Do You Read to Your Baby?

How Reading to Baby can assist early childhood reading

It has been proven that social interactions, including talking, touching and playing are important for a baby’s early development. Reading aloud to your baby is an easy, enjoyable activity that you can continue to share for years to come, but it also has some added benefits for your child’s long-term language and literacy outcomes.

Reading aloud to infants not only engages them in a shared activity but it also:

  •  teaches communication
  • introduces concepts such as shapes, colours, numbers, and letters
  •  shares information about the world
  • builds listening, vocabulary and memory skills

Every time you read a new story aloud to your baby, you are exposing them to new words and ideas and helping them build word networks and patterns. Social and emotional development is also stimulated when you model emotions, expressions and body language and encourage questions and physical exploration of the books you are reading. Most of all reading aloud to your baby is a shared, nurturing activity that forms a bond between you and your child and encourages a lifelong love of reading.

When to Read to Your Baby
The best thing about reading is that it is not expensive, and most people are lucky enough to be able to read aloud to their baby. Set aside a quiet time to read and choose easy, fun books with stimulating pictures and colours. Children often have a favourite book that they will want to read over and over. This is normal and should not be discouraged as babies learn from, and love, repetition. They are testing their memory, revising vocabulary and enjoying the ritual of reading the same book with you each day. It is also a good idea to keep a favourite book in your nappy bag to read when you are waiting for appointments.

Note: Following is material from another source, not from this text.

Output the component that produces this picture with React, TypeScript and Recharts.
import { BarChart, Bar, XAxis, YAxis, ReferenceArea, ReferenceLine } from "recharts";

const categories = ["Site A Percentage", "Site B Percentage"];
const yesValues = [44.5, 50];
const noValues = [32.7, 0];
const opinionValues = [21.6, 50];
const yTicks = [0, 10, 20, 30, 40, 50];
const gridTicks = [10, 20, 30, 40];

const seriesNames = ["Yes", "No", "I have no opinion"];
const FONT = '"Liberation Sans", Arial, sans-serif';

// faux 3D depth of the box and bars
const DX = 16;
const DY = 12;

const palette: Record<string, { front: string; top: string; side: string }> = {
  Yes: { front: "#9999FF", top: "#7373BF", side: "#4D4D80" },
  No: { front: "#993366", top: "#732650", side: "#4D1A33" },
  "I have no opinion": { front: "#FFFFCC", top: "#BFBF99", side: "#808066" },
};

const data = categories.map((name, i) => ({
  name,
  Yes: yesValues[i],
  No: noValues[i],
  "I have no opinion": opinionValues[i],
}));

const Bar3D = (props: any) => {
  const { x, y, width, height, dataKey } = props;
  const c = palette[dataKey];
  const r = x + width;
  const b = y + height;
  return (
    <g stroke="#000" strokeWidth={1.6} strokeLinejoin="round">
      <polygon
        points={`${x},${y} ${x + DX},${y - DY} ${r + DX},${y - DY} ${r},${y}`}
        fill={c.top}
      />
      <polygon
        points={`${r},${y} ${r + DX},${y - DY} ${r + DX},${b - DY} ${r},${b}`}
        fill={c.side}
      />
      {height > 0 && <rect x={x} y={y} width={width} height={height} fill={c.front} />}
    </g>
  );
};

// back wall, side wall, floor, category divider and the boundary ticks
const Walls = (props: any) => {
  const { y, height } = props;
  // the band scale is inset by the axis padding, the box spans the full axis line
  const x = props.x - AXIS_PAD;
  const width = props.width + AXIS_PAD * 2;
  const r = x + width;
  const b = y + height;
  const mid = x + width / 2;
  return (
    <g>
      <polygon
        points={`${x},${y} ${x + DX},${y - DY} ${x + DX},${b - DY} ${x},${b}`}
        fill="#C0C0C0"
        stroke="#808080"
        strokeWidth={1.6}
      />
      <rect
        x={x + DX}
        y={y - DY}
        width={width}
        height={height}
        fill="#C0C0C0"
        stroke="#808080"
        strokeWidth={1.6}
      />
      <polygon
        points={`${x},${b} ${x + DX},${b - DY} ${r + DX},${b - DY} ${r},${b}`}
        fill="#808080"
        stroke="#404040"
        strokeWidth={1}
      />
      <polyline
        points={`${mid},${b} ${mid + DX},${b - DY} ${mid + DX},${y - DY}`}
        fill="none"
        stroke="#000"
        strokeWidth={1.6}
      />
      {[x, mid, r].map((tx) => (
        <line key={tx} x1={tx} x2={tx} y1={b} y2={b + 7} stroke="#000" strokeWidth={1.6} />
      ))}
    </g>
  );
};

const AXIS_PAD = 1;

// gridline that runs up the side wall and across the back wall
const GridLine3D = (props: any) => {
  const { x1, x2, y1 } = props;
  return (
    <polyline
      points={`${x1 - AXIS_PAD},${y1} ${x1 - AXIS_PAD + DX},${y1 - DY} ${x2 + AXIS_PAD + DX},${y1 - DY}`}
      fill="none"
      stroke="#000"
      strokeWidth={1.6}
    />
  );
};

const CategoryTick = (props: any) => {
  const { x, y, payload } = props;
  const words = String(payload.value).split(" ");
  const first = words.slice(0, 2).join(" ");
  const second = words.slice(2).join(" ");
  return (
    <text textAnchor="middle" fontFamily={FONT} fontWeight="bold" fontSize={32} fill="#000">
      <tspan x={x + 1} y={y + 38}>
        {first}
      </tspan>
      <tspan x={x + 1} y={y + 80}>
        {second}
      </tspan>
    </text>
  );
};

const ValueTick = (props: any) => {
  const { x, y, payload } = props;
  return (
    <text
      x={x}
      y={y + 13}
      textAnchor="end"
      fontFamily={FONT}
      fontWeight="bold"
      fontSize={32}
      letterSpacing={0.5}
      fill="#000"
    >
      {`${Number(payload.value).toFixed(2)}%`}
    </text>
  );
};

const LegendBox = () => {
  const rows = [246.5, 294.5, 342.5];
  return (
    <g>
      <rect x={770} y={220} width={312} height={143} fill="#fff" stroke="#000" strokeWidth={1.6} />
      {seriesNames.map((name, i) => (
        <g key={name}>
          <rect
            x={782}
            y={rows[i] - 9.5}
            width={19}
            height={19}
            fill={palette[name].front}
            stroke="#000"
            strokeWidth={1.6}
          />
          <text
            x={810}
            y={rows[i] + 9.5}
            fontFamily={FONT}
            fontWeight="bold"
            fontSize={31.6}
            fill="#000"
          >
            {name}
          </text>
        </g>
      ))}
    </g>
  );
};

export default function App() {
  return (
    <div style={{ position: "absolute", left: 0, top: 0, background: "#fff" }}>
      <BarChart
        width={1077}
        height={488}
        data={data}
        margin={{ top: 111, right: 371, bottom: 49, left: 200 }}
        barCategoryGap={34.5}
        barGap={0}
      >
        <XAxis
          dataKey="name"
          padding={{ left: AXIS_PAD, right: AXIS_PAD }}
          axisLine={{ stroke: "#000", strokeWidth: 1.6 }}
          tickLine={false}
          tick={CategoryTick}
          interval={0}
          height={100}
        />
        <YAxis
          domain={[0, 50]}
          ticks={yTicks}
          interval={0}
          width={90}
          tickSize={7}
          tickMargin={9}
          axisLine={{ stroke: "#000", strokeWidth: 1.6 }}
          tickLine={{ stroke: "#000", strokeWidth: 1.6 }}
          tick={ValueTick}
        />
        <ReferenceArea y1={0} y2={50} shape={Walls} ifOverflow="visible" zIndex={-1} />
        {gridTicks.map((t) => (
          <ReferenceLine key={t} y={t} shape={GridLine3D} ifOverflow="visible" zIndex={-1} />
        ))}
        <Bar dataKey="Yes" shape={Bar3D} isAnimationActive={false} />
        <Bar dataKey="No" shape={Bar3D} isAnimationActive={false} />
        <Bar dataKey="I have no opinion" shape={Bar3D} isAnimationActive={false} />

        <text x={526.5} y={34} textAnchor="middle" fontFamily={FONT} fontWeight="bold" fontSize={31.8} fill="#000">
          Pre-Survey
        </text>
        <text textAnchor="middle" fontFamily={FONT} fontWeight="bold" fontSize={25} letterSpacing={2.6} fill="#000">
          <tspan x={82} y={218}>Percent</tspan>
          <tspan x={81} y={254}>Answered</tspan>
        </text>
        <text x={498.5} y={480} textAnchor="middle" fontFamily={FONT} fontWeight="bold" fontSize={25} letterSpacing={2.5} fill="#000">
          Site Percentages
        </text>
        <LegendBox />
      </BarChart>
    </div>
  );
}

Another lovely activity is ‘storytime for babies’ at the library. Storytime is an opportunity to sit with your child and enjoy reading in a group setting. Make library visits a regular event, encourage borrowing when your child is older, and keep a variety of books around the home that stimulate and delight your child. The best way to ensure you have a child that is eager to read in early childhood is to develop a lifelong love of reading and stories as soon as possible.